- Short problem: Below are entries. Give back exactly the lines from the one containing "Emit a component" through the one containing "CartesianGrid, Cell, LabelList", inclusive, without the pictures.

* start Dataset records *

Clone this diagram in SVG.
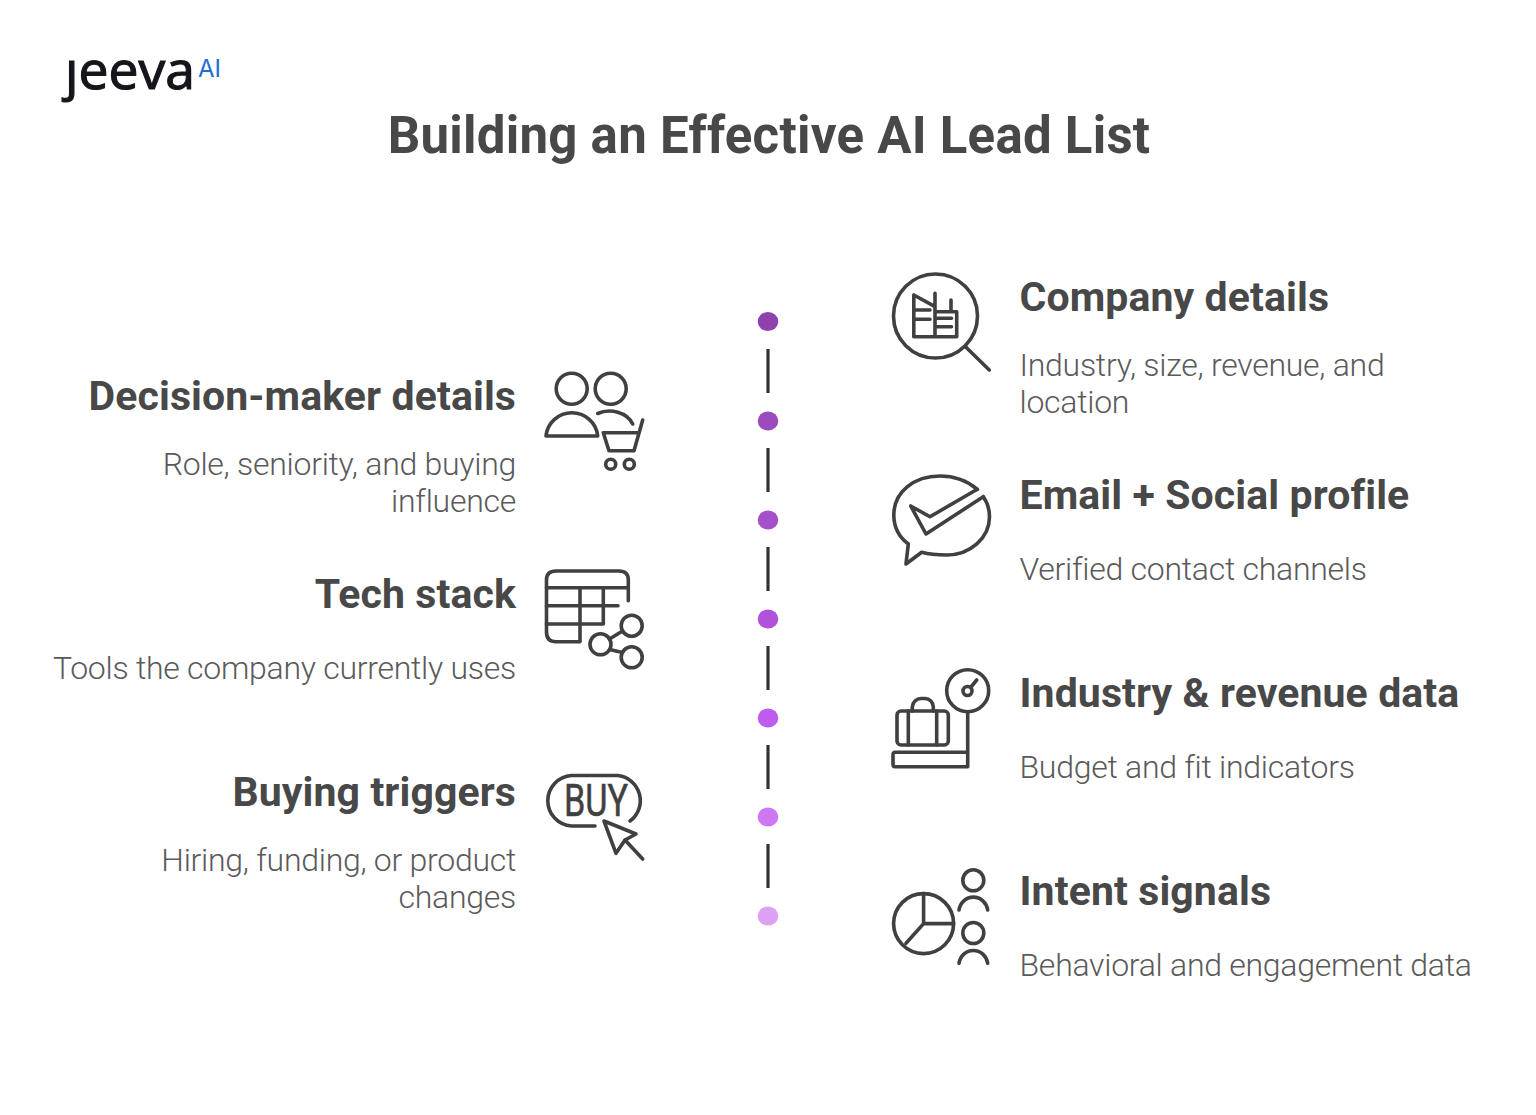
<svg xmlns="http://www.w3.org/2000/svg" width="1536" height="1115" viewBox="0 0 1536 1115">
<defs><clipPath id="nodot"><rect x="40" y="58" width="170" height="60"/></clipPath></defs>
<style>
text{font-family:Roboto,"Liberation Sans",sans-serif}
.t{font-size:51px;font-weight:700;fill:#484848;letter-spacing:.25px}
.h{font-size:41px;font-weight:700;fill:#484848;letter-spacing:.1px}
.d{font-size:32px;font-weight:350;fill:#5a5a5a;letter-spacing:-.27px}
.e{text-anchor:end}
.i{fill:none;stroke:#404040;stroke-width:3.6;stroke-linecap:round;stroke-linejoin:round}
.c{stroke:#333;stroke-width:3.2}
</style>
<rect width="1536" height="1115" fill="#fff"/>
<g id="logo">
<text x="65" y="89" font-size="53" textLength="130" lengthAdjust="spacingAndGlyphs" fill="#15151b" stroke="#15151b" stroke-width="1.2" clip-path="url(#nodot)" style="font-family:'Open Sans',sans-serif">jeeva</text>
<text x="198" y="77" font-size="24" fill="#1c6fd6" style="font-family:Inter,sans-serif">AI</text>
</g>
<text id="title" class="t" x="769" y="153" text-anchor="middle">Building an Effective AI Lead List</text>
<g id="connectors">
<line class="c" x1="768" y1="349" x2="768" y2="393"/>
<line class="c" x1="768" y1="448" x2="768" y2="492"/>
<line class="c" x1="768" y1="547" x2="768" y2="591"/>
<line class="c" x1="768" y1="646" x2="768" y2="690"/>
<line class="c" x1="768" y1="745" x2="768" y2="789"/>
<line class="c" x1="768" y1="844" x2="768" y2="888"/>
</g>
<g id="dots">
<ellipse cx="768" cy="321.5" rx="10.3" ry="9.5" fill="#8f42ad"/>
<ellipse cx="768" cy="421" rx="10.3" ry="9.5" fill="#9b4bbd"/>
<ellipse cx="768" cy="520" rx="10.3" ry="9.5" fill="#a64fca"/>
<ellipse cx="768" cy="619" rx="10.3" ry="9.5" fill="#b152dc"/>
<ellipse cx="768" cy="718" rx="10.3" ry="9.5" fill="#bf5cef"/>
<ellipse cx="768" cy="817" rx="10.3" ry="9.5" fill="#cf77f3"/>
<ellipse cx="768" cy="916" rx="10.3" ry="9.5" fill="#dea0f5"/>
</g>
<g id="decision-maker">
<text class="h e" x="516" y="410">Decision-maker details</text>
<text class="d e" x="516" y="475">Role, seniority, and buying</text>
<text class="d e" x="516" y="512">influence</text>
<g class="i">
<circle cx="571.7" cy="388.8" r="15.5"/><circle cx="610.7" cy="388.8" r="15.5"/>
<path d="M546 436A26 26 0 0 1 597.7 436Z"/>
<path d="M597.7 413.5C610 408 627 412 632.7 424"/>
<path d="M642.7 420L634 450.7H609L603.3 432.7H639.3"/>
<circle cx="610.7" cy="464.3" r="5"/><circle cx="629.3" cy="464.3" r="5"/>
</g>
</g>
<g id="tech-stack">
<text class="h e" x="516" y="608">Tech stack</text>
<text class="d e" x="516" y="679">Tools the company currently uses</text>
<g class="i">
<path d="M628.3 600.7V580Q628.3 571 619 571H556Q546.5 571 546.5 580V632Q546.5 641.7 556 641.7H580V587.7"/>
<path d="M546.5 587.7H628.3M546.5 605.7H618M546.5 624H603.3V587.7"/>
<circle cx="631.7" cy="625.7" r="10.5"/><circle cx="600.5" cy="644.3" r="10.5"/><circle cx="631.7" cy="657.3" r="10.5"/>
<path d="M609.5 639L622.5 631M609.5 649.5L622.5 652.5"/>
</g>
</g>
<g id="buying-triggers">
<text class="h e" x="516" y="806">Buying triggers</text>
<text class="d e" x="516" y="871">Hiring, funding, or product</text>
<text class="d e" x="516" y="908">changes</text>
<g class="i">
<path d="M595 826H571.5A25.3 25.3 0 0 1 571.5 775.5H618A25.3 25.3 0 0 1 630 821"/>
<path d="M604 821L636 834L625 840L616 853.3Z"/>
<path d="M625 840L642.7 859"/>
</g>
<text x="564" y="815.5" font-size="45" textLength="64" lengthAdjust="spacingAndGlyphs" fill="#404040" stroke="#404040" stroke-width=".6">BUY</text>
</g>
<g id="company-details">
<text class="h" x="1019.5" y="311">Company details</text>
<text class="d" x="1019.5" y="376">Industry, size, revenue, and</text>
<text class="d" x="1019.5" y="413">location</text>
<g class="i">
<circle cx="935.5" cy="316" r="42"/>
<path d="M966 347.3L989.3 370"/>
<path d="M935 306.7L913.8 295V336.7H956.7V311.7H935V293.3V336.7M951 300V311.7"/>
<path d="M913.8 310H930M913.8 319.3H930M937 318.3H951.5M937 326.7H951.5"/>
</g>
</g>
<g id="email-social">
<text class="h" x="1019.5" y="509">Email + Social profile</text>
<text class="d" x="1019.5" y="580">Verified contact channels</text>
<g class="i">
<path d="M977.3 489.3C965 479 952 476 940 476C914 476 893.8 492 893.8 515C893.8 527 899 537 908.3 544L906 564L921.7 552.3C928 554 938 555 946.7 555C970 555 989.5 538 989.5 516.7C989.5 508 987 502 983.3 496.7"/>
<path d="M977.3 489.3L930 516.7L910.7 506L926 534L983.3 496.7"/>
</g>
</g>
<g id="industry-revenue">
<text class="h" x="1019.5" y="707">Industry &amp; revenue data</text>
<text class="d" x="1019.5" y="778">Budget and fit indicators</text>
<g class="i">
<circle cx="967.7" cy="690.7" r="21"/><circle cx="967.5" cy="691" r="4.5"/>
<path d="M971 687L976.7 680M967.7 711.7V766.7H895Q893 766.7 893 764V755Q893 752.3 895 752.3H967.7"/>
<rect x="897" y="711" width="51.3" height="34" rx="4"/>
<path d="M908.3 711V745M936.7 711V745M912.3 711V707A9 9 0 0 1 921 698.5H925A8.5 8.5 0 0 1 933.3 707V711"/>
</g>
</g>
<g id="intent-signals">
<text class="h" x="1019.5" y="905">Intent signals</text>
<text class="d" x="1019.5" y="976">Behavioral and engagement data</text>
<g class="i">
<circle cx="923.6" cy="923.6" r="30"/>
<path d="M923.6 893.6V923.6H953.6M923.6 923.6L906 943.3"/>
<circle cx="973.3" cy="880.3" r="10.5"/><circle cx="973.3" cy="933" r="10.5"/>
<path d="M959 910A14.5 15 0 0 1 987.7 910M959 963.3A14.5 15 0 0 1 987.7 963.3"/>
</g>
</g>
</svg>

* end Dataset records *
* start Dataset records *

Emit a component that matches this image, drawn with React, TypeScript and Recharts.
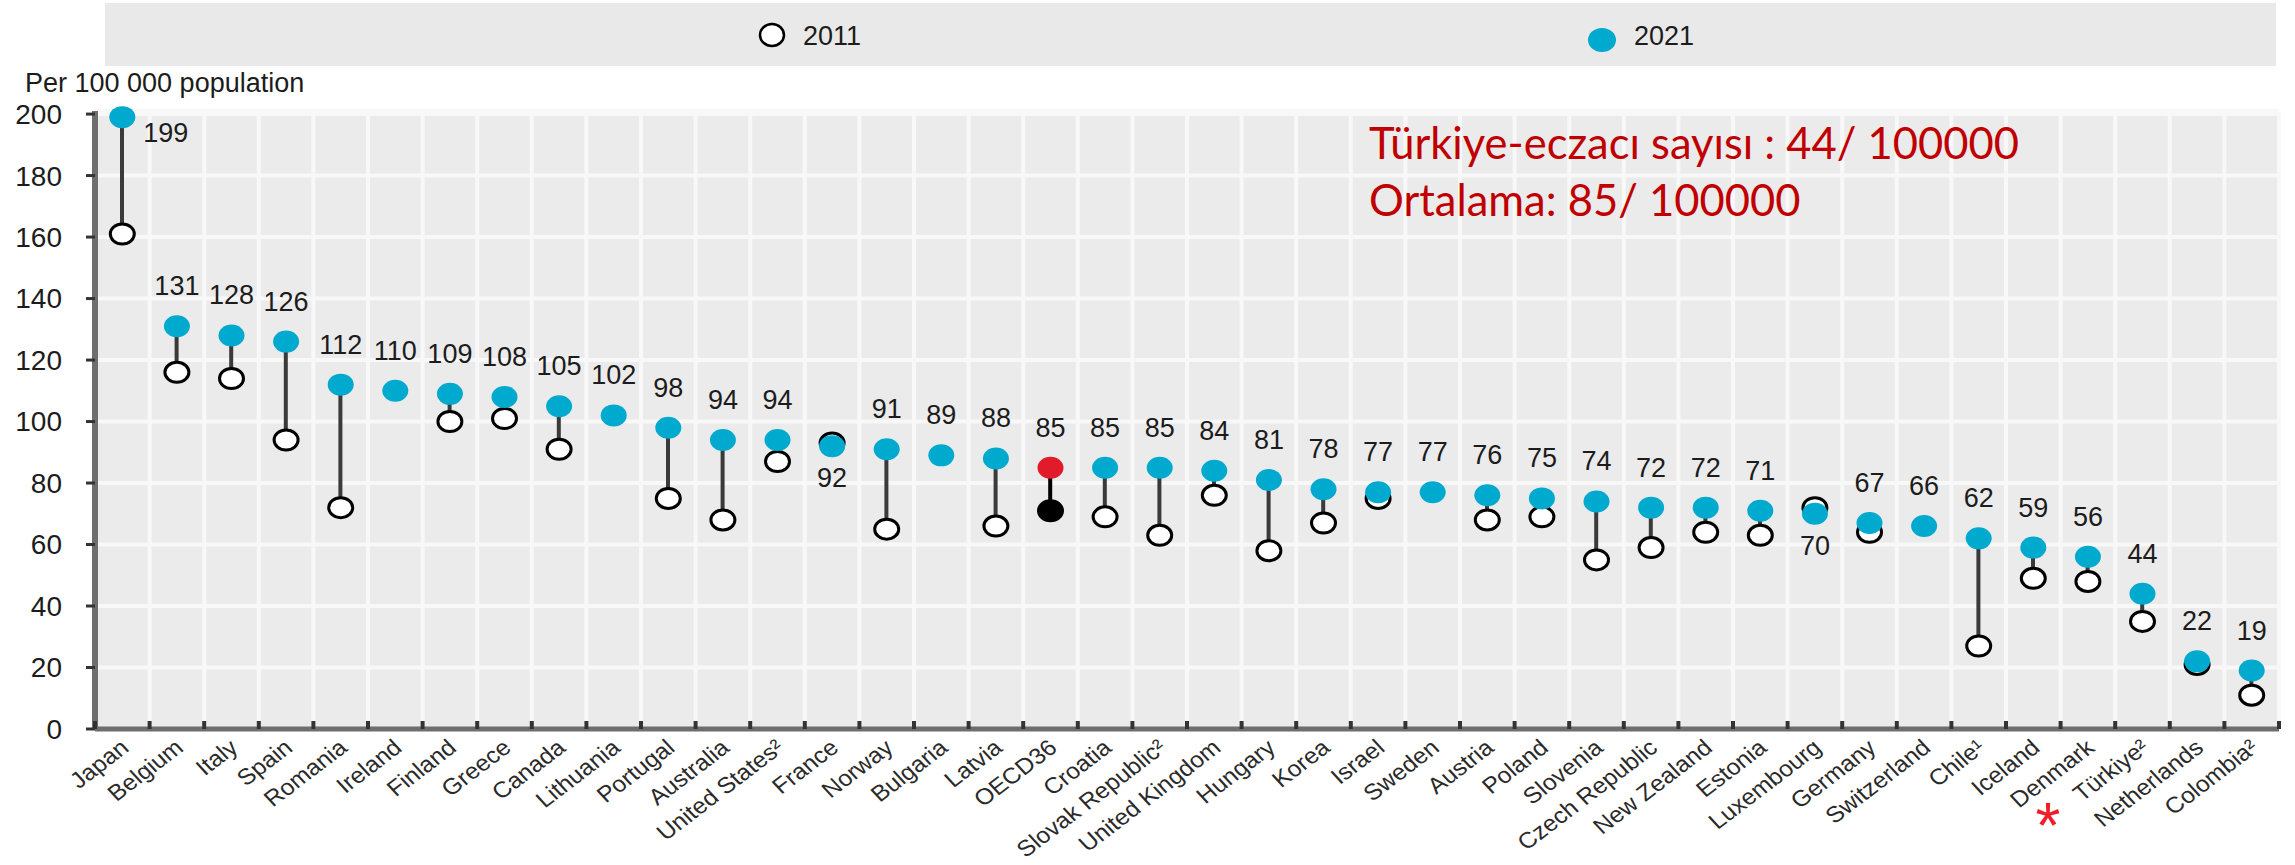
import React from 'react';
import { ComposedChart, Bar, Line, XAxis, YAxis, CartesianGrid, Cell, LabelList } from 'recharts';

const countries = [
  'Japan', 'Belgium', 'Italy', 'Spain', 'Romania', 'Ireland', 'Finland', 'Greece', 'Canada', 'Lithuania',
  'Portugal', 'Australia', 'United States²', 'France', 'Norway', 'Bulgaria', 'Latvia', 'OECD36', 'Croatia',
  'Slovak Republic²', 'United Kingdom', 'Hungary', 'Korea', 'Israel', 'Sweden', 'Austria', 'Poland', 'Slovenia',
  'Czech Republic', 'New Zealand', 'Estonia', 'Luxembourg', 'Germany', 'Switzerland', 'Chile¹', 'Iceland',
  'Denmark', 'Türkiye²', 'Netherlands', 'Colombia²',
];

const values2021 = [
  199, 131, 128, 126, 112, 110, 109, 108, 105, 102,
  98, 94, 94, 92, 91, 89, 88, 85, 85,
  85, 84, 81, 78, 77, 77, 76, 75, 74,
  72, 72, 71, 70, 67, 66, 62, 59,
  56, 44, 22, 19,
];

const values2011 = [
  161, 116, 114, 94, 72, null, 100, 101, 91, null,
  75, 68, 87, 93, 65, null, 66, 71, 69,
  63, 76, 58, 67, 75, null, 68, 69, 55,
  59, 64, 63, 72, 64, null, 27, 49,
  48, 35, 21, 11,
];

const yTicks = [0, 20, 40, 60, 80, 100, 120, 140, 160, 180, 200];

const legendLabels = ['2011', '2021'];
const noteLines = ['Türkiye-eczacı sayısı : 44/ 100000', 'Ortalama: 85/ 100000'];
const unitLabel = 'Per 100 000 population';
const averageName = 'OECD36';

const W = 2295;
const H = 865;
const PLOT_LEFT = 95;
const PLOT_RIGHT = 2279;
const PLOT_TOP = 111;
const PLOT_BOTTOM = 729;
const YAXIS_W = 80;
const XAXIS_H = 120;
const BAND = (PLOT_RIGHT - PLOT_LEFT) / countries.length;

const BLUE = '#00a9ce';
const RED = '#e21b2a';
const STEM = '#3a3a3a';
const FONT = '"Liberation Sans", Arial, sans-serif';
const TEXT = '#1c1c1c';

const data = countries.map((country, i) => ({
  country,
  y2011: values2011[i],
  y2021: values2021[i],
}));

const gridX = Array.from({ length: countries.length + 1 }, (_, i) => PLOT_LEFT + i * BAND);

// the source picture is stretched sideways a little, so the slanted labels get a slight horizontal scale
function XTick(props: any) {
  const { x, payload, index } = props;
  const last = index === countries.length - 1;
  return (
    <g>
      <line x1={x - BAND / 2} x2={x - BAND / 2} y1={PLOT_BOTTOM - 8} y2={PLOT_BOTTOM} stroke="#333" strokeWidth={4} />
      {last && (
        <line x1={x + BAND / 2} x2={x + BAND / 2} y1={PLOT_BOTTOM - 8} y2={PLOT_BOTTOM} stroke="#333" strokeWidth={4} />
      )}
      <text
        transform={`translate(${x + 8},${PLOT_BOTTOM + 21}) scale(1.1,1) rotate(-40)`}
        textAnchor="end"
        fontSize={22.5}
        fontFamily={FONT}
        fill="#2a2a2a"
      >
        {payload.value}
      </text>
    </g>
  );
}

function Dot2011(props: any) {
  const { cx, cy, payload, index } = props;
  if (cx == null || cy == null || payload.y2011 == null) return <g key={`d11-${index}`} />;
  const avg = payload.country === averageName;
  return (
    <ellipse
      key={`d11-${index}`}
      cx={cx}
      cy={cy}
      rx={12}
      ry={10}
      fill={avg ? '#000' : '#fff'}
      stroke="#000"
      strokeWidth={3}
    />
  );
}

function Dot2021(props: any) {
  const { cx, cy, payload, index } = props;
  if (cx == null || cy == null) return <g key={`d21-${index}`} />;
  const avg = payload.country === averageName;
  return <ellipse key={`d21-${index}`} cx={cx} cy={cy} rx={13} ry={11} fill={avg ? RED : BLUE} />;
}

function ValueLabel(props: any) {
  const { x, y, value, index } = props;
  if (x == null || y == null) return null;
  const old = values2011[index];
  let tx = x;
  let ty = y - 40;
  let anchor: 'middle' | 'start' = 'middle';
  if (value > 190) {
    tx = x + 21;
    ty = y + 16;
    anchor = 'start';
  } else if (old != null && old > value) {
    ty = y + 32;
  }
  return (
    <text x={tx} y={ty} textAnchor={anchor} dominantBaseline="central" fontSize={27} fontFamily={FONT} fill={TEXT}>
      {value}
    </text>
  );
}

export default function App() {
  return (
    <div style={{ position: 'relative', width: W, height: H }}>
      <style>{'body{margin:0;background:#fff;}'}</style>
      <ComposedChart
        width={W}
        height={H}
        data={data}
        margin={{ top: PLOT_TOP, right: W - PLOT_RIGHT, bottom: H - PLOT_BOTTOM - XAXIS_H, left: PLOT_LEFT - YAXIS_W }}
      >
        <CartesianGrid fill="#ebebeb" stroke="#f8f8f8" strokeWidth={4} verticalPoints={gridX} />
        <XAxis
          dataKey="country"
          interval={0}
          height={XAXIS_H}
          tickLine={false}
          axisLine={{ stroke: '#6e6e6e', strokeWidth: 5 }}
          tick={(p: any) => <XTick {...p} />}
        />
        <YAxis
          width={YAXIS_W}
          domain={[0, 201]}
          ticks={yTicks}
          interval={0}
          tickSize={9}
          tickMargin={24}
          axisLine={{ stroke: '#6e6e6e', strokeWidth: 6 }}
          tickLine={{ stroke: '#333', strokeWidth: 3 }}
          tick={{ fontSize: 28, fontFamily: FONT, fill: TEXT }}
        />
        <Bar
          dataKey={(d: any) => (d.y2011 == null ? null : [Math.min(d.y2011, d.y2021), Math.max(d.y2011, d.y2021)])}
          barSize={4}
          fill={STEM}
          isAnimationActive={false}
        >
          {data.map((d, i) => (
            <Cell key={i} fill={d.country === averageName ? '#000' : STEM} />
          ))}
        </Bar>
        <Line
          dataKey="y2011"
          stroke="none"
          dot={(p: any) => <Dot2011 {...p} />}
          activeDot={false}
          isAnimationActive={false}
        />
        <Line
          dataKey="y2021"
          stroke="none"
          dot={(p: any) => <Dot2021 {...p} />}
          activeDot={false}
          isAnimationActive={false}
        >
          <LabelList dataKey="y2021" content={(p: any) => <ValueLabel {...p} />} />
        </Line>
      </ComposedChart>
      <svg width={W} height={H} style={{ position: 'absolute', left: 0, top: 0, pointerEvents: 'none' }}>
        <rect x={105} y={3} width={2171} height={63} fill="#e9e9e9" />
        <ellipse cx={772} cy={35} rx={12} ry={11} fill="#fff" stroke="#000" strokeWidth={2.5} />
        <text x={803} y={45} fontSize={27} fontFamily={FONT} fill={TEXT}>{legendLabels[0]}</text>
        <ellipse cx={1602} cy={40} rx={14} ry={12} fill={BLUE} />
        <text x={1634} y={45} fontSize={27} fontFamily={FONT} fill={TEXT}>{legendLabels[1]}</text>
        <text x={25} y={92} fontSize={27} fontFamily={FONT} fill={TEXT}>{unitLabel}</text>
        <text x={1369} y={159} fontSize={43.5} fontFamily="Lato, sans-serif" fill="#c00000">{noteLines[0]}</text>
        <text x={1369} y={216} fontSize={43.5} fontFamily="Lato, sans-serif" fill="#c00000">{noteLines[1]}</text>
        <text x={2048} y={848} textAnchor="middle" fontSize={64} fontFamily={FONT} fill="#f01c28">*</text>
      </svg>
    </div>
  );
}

* end Dataset records *

- Right answer:
Emit a component that matches this image, drawn with React, TypeScript and Recharts.
import React from 'react';
import { ComposedChart, Bar, Line, XAxis, YAxis, CartesianGrid, Cell, LabelList } from 'recharts';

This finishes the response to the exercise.